Table 2 refers to the number of genotypes in each respective breed used in this investigation. For Scenario 2, each breed is distinctly colour-coded in the “Genebox” to easily differentiate between them. The Sussex animal types were colour-coded as black.

The Dairy Bos taurus breed were coded as blue and the Beef Bos taurus breed as brown. The composite breed included were coded as red, while the Sanga breed were made orange with the Zebu indicus type being yellow respectively.

TABLE 2: NUMBER OF GENOTYPES FOR EACH BREED USED IN THE ANALYSIS.

SCENARIO 1

In this scenario, the Sussex genotypes were assessed only within the Sussex breed. As seen in Figure 1, the “Genebox” indicates the level of genetic diversity within the Sussex breed. The animals cluster distinctively together in one large cluster which is an indication that they share common ancestry and a similar genetic composition. Herd 1 (black) constitutes the largest part of the Sussex genomic population, with branches indicating genetic differences and could be attributed to specific lines within this herd. Animals from Herds 2 and 3 (yellow and red) show tighter clustering, indicating high levels of relatedness. The two British bulls (blue) cluster within the SA Sussex cluster, indicating these foreign animals are related to the SA population. The one bull shows a lower degree of relatedness (near the outside of the cluster) which could be attributed to genetic variation within the Sussex breed that is yet to be captured through genotyping.

Figure 1: Scenario 1 of only Sussex animals colour-coded at a herd level.

SCENARIO 2

The Sussex, a Dairy Bos taurus breed and a Beef Bos taurus breed cattle genotypes were collated with a Zebu indicus breed of African origin, a composite breed of American origin and an indigenous Sanga breed. The addition of the breeds with known Bos indicus ancestry increased the variation in genetic composition and allowed for a greater analysis of genetic differences between all the animals in the dataset.

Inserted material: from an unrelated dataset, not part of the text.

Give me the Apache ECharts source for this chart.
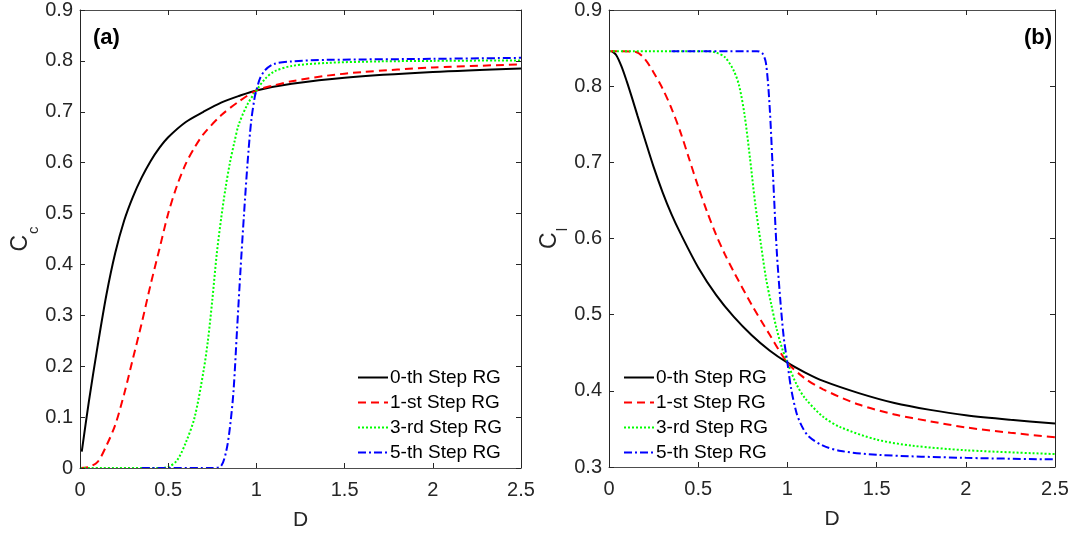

As can be seen in Figure 2, the distance between the Taurine breeds decreased due to a data structure that allowed for the identification of genetic differences. Here we can easily observe the distinct breed clusters and we see the greatest difference between the Zebu cluster (yellow) and the Taurine breeds, with the composite and Sanga breed clustering between the Taurine and Zebu breeds. Although all these breeds share ancestry in that they are all of Bos origin, the fact that all the breeds cluster away from each is a sign of the genetic pressures each breed uniquely faces.

Figure 2: A ”Genebox” with the 3 Bos taurus breeds, a composite breed, a Sanga breed and the Zebu indicus breed.

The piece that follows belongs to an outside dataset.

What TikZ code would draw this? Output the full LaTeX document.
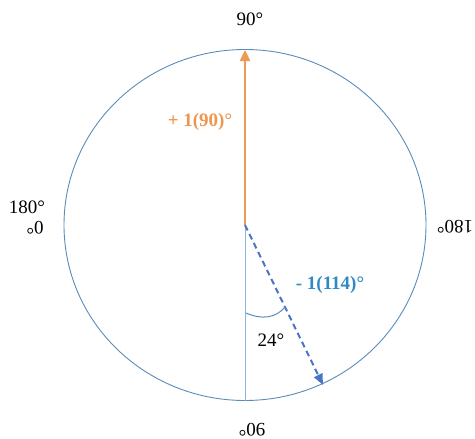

Figure 3 represents a rotation of Figure 2. As this “Genebox” is 3D, it allows for a better assessment of depth in genetic diversity, in comparison to the 2D plot. Here we can assess diversity according to the first principal component (PCA1). The Zebu indicine breed clusters on the left, with the composite breed clustering in the middle, as it is comprised of both Taurine and Indicine ancestry. All three Taurine breeds clustering to the right indicates shared ancestry. It can be seen that the Taurine breeds differ on the second and third principal component (PCA2 and PCA2), with the dairy breed (blue) clustering above the Sussex (black), while the other Taurine beef breed (brown) clusters closer to the Sussex.

Figure 3: The same as Figure 2, just from a different angle

IN SUMMARY

An interesting observation was noticed between the two different Scenarios above. In Scenario 1, the Sussex genotypes were seen to cluster directly in the centre of the “Genebox” with various branches possibly indicating lines within a herd. In Scenario 2 we observe the distinct and tight clustering of animals within their breed of origin. The analysis uses no pedigree information, only the genomic information, and with over 40 000 markers, it makes this analysis highly accurate. One must keep in mind that the Sussex is the smallest genomic population in this analysis. The population size will play a role in the size of the cluster as this is attributed to the amount of genetic diversity within each breed. As not many SA Sussex animals have been genotyped, the amount of genetic diversity here may not be representative of the whole breed. It is recommended to genotype as many animals from numerous herds that have different environmental and selection pressures.